Still, she said, "We're going to be trying new approaches" with Iran "because what we've tried has not worked. They are closer to nuclear weapons capacity today than they were."

On Cuba, Clinton renewed Obama's election promise to ease restrictions on U.S. citizens' visits and remittances to relatives on the island.

Democrats and Republicans predicted that Clinton would have little problem being confirmed.

In the day's only testy note, several Republican committee members expressed concern about potential conflicts of interest from the sweeping global activities of her husband, former President Bill Clinton, and his nonprofit William J. Clinton Foundation. The foundation, which works on HIV/AIDS, climate change and poverty, has accepted more than $131 million from foreign governments, including Saudi Arabia, Kuwait and Norway.

The lawmakers pressed Clinton and her husband to go beyond a promised annual disclosure of donors to the foundation, which last month released a list of contributors for the first time.

"The core problem is that foreign governments and entities may perceive the Clinton Foundation as a means to curry favor with the secretary of state," said the ranking Republican, Sen. Richard Lugar, R-Ind.

Lugar proposed four more steps he said the Clintons could take to increase the transparency of donations. The Clintons, however, rejected additional curbs on foreign donations to the foundation and agreed to just one of the proposed changes, to provide more detail on donations in its annual disclosure.

In a tense exchange with Sen. David Vitter, R-La., Clinton made clear that she planned to go no further.

The former president wasn't at Tuesday's hearings, but the Clintons' daughter, Chelsea, was, sitting just behind her mother.

The confirmation hearing captured a unique Washington moment: A former Democratic presidential candidate, Clinton — who was chosen by Obama, her Senate colleague and primary rival — appeared before another former presidential candidate, Sen. John Kerry, D-Mass., now the committee's chairman. Kerry, by some accounts, had hoped to become Obama's secretary of state.

In last year's heated presidential primary, Clinton had called Obama naive and unprepared to handle the international dangers facing a new president. Obama, for his part, challenged Clinton's international credentials beyond having visited foreign countries as first lady, a largely ceremonial role.

However, Clinton's and Obama's views of the world appeared in sync on Tuesday. She noted that they're both committed to ending the war in Iraq with a "responsible" withdrawal of troops. That had been a point of difference between them during the campaign.

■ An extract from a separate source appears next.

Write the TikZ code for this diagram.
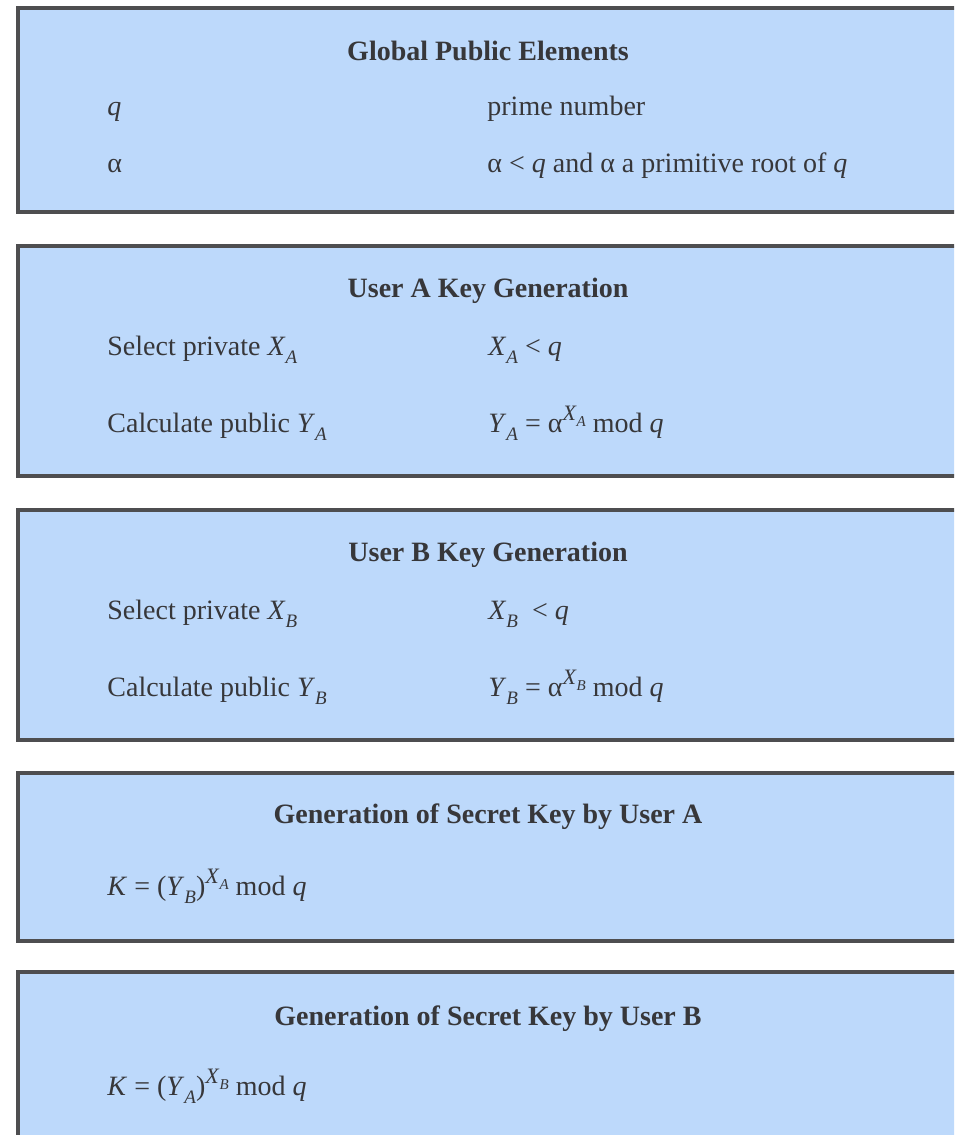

"The president-elect and I believe that foreign policy must be based on a marriage of principle and pragmatism, not rigid ideology; on facts and evidence, not emotion or prejudice," she said in a not-so-veiled dig at Bush.

Clinton signaled that revitalizing the State Department and other civilian agencies working overseas will be a priority, and she noted that she's chosen two deputies: James Steinberg for policy and Jacob Lew, who'll oversee budget and management issues.

Civilian agencies saw their budget and authority eclipsed by the Pentagon during the Bush years, she said.

"The disparity of resources is such that when you've got more than 10 times the resources going to the Defense Department," she said. "The Defense Department has been, in effect, re-creating mini-State Departments."

On another issue of both policy and management, Clinton said the Obama administration would give greater priority to arms control, including a new nuclear treaty with Russia, than Bush did. She pledged to reinvigorate the State Department's arms control section, saying she and her transition team had found it "significantly degraded."

Kerry said that he hoped to have a vote on Clinton's nomination by Thursday.